If ever there was a signal that the old days for BC’s economy are over, its in Catalyst Paper’s fight with four municipalities over taxes.

Catalyst is going to court to formally petition for tax relief in the Vancouver Island communities of Campbell River, North Cowichan, and Port Alberni as well as in Powell river. Catalyst says it’s paying way more than its share in municipal taxes to the four towns – some $92 million in the past five years. It still owes them about $22 million and is refusing to pay. One can understand why. Catalyst has been losing money for years, including about $186 million over the same period. Also, reports it commissioned shows that big industry often pays as much as 50 per cent of municipal taxes. In many BC towns, including these four, companies like Catalyst, which has been around BC for decades in various iterations and under various names, are often the only big industry.

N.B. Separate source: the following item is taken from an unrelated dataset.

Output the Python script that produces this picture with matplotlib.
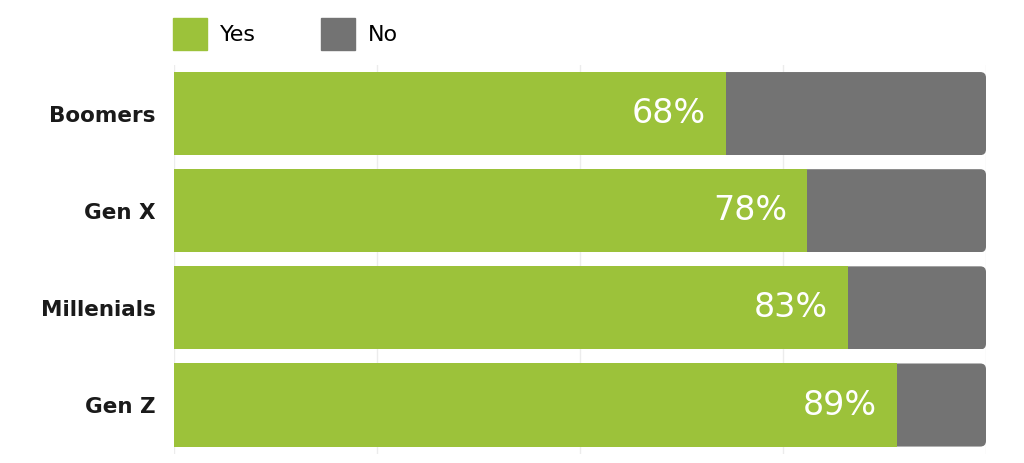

The towns were usually built around some big forestry or paper operation. It was a paternalistic system that started more than a hundred years ago. Big resource company opens a manufacturing plant in some isolated location and a town grows around it. For generations, the entire town is dependent on that company – the proverbial mill – and like any dependency arrangement, alternately hates that upon which it’s dependent or milks it for everything it’s worth. But that was then and this is now. Globalization, shifting economics, short sighted resource exploitation policies, the rise of new industries (and resulting fall of old ones) and several other factors have pretty well destroyed the system. BC isn’t unique in this, of course. It’s a problem across Canada, where for far too long everybody has been content to continue their dependence on resource extraction instead of modernizing into new and emerging industry. Even today, our economic fortunes still rise and fall on whatever resource has always been the backbone of the economy. In BC, it’s forestry, Alberta oil, Quebec manufacturing and mining, Ontario, car manufacturing. But as Catalyst’s survival mode war with its dependent towns shows, “trouble at mill”, to borrow the old Yorkshireman's line, is not just a recession problem. It’s a systemic change, and it’s not going away.